Copy every line that holds "this".

*MATERIAL TO PROCESS*
#####

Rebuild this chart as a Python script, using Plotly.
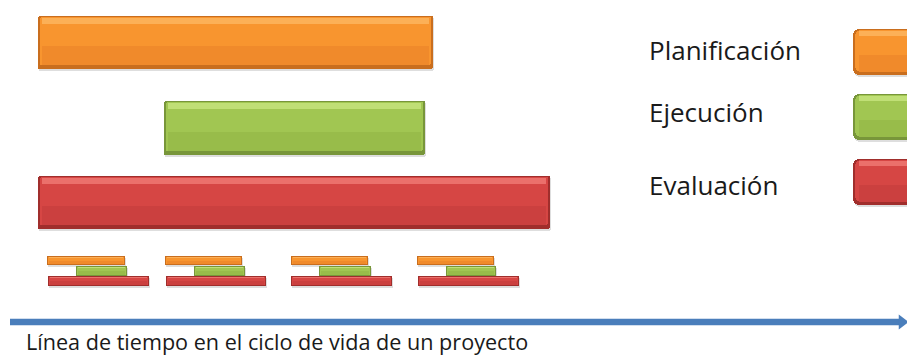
import plotly.graph_objects as go

# ---------------- data ----------------
phases = ["Planificación", "Ejecución", "Evaluación"]
phase_start = [38, 164, 38]
phase_end = [433, 425, 550]

cycle_plan_start = [47, 165, 291, 417]
cycle_plan_end = [125, 242, 368, 494]
cycle_exec_start = [76, 194, 319, 446]
cycle_exec_end = [127, 245, 371, 496]
cycle_eval_start = [48, 166, 291, 418]
cycle_eval_end = [149, 266, 392, 519]

timeline_start = 10
timeline_end = 906
timeline_label = "Línea de tiempo en el ciclo de vida de un proyecto"

legend_start = [853, 853, 853]
legend_end = [960, 960, 960]

# ---------------- styles ----------------
palette = {
    "Planificación": dict(main="#F8952F", light="#FDB662", lower="#EF882A", dark="#C96E1E"),
    "Ejecución": dict(main="#A1C652", light="#C8E57F", lower="#96BA49", dark="#78963A"),
    "Evaluación": dict(main="#D64644", light="#F07A76", lower="#C9403E", dark="#A02E2C"),
}
FONT = "Open Sans"

fig = go.Figure()


def bar(base, dur, y, h, color, radius=0, opacity=1.0):
    fig.add_trace(go.Bar(orientation="h", base=base, x=dur, y=y, width=h,
                         marker=dict(color=color, cornerradius=radius, opacity=opacity,
                                     line=dict(width=0)),
                         hoverinfo="skip", showlegend=False))


def add_bar(starts, ends, yc, h, col, radius):
    dur = [e - s for s, e in zip(starts, ends)]
    n = len(starts)
    inset = max(1.0, h * 0.045)
    # shadow
    bar([s + 1 for s in starts], dur, [yc + 2] * n, h, "rgba(0,0,0,0.13)", radius)
    # dark edge body
    bar(starts, dur, [yc] * n, h, col["dark"], radius)
    # main fill
    inner_d = [d - 2 * inset for d in dur]
    inner_s = [s + inset for s in starts]
    bar(inner_s, inner_d, [yc - inset * 0.5] * n, h - 2 * inset, col["main"], radius)
    # lower darker part (gradient feel)
    lh = (h - 2 * inset) * 0.4
    bar([s + radius * 0.6 for s in inner_s], [d - radius * 1.2 for d in inner_d],
        [yc + h / 2 - 1.5 * inset - lh / 2] * n, lh, col["lower"], 0, 0.85)
    # top highlight
    hh = max(1.0, h * 0.1)
    bar([s + radius * 0.6 for s in inner_s], [d - radius * 1.2 for d in inner_d],
        [yc - h / 2 + inset + hh / 2] * n, hh, col["light"], 0, 0.8)


# large phase bars
big_y = [42.5, 128, 202.5]
big_h = [53, 54, 53]
for i, p in enumerate(phases):
    add_bar([phase_start[i]], [phase_end[i]], big_y[i], big_h[i], palette[p], 2)

# small repeated cycles
add_bar(cycle_plan_start, cycle_plan_end, 260.5, 9, palette["Planificación"], 1)
add_bar(cycle_exec_start, cycle_exec_end, 271, 10, palette["Ejecución"], 1)
add_bar(cycle_eval_start, cycle_eval_end, 281, 10, palette["Evaluación"], 1)

# legend boxes (clipped on the right edge)
leg_y = [52, 117, 182]
for i, p in enumerate(phases):
    add_bar([legend_start[i]], [legend_end[i]], leg_y[i], 46, palette[p], 6)

# legend labels
for i, p in enumerate(phases):
    fig.add_annotation(x=647, y=[50, 112, 185][i], text=p, showarrow=False,
                       xanchor="left", yanchor="middle",
                       font=dict(family=FONT, size=26, color="#1a1a1a"))

# timeline arrow
fig.add_trace(go.Scatter(x=[timeline_start, timeline_end - 6], y=[322, 322], mode="lines",
                         line=dict(color="#4A7EBB", width=6.5), hoverinfo="skip", showlegend=False))
fig.add_trace(go.Scatter(x=[timeline_end - 4], y=[322], mode="markers",
                         marker=dict(symbol="triangle-right", size=13, color="#4A7EBB"),
                         hoverinfo="skip", showlegend=False))

fig.add_annotation(x=24, y=341, text=timeline_label, showarrow=False,
                   xanchor="left", yanchor="middle",
                   font=dict(family=FONT, size=21.6, color="#1a1a1a"))

fig.update_layout(
    width=907, height=356,
    margin=dict(l=0, r=0, t=0, b=0),
    paper_bgcolor="white", plot_bgcolor="white",
    barmode="overlay", bargap=0,
    xaxis=dict(range=[0, 907], visible=False, fixedrange=True),
    yaxis=dict(range=[356, 0], visible=False, fixedrange=True),
    showlegend=False,
)

fig.write_html("out.html", config={"displayModeBar": False},
               post_script="document.body.style.margin='0px';document.body.style.overflow='hidden';")
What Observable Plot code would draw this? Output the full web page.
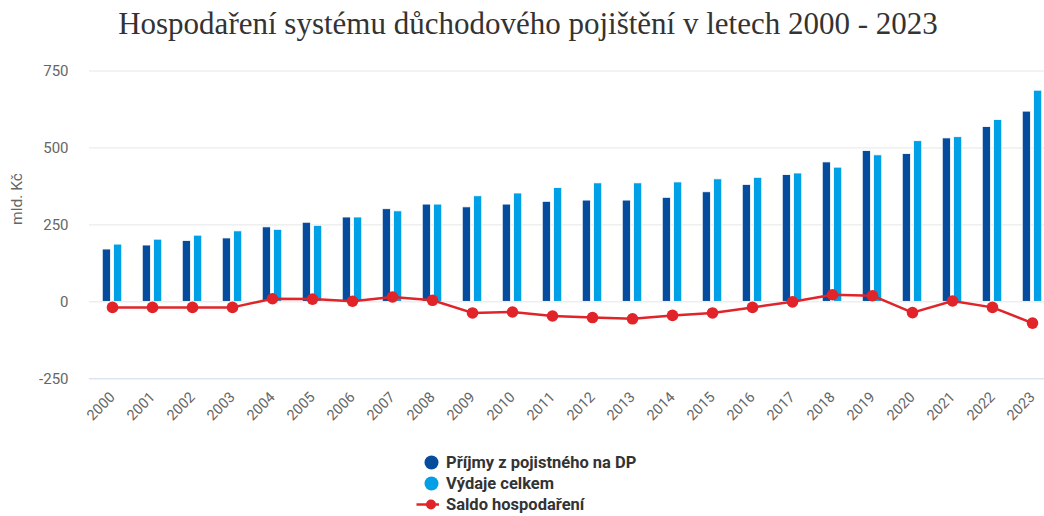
<!DOCTYPE html>
<html>
<head>
<meta charset="utf-8">
<script src="https://cdn.jsdelivr.net/npm/d3@7"></script>
<script src="https://cdn.jsdelivr.net/npm/@observablehq/plot@0.6"></script>
<style>
  html, body { margin: 0; padding: 0; background: #fff; }
  #wrap { position: relative; width: 1044px; height: 516px; overflow: hidden; }
  #title { position: absolute; left: 0; top: 8px; width: 1056px; text-align: center;
    font-family: "Liberation Serif", serif; font-size: 31px; line-height: 31px; color: #333; white-space: nowrap; }
  #chart { position: absolute; left: 0; top: 0; }
  #legend { position: absolute; left: 416px; top: 452px; font-family: Roboto, sans-serif; font-weight: bold;
    font-size: 16.5px; color: #333; }
  .row { display: flex; align-items: center; height: 21px; }
  .row svg { width: 24px; height: 21px; margin-right: 6px; }
</style>
</head>
<body>
<div id="wrap">
  <div id="title">Hospodaření systému důchodového pojištění v letech 2000 - 2023</div>
  <div id="chart"></div>
  <div id="legend"></div>
</div>
<script>
const years = ["2000","2001","2002","2003","2004","2005","2006","2007","2008","2009","2010","2011",
               "2012","2013","2014","2015","2016","2017","2018","2019","2020","2021","2022","2023"];
const prijmy = [170,183,198,206,242,257,274,301,316,307,316,325,329,329,338,356,380,412,453,490,480,531,568,618];
const vydaje = [186,202,215,229,234,247,274,294,316,343,352,370,385,385,388,398,403,417,436,476,522,535,591,686];
const saldo  = [-18,-18,-18,-18,10,9,2,16,5,-36,-33,-46,-51,-55,-44,-36,-18,0,23,20,-35,3,-18,-69];
const yTicks = [-250, 0, 250, 500, 750];

const seriesNames = ["Příjmy z pojistného na DP", "Výdaje celkem", "Saldo hospodaření"];
const colors = ["#064c9c", "#00a0e6", "#e0242a"];

const dPrijmy = years.map((y, i) => ({year: y, value: prijmy[i]}));
const dVydaje = years.map((y, i) => ({year: y, value: vydaje[i]}));
const dSaldo  = years.map((y, i) => ({year: y, value: saldo[i]}));

const W = 1044, H = 440;
const mL = 89, mR = -10, mT = 70.5, mB = 61.7;
const band = (W - mR - mL) / years.length;
const barW = 8.5, off = 5.6;

const plot = Plot.plot({
  width: W, height: H,
  marginLeft: mL, marginRight: mR, marginTop: mT, marginBottom: mB,
  style: {fontFamily: "Roboto, sans-serif", background: "transparent"},
  x: {type: "band", domain: years, paddingInner: 0, paddingOuter: 0, label: null},
  y: {domain: [-250, 750], label: null},
  marks: [
    Plot.ruleY(yTicks.filter(t => t > -250), {stroke: "#e6e6e6", strokeWidth: 1}),
    Plot.ruleY([-250], {stroke: "#ccd6eb", strokeWidth: 1}),
    Plot.barY(dPrijmy, {x: "year", y: "value", fill: colors[0], stroke: "#fff", strokeWidth: 0.8,
      insetLeft: band / 2 - off - barW / 2, insetRight: band / 2 + off - barW / 2}),
    Plot.barY(dVydaje, {x: "year", y: "value", fill: colors[1], stroke: "#fff", strokeWidth: 0.8,
      insetLeft: band / 2 + off - barW / 2, insetRight: band / 2 - off - barW / 2}),
    Plot.line(dSaldo, {x: "year", y: "value", stroke: colors[2], strokeWidth: 2.5}),
    Plot.dot(dSaldo, {x: "year", y: "value", fill: colors[2], r: 5.8}),
    Plot.axisY(yTicks, {tickSize: 0, tickPadding: 21, fontSize: 15, fill: "#666", label: null,
      tickFormat: d => String(d)}),
    Plot.axisX(years, {tickSize: 0, tickPadding: 16, tickRotate: -45, fontSize: 14.5, fill: "#666", label: null}),
    Plot.text(["mld. Kč"], {frameAnchor: "left", dx: -72, rotate: -90, fontSize: 15.5, fill: "#666"})
  ]
});
document.getElementById("chart").appendChild(plot);

const legend = document.getElementById("legend");
seriesNames.forEach((name, i) => {
  const row = document.createElement("div");
  row.className = "row";
  const sym = i < 2
    ? `<svg viewBox="0 0 24 21"><circle cx="15.5" cy="10.5" r="7" fill="${colors[i]}"/></svg>`
    : `<svg viewBox="0 0 24 21"><line x1="0.5" x2="23" y1="10.5" y2="10.5" stroke="${colors[i]}" stroke-width="2.5"/><circle cx="15" cy="10.5" r="5" fill="${colors[i]}"/></svg>`;
  row.innerHTML = sym + `<span>${name}</span>`;
  legend.appendChild(row);
});
</script>
</body>
</html>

#####

*WRITTEN RESPONSE*
Rebuild this chart as a Python script, using Plotly.
What Observable Plot code would draw this? Output the full web page.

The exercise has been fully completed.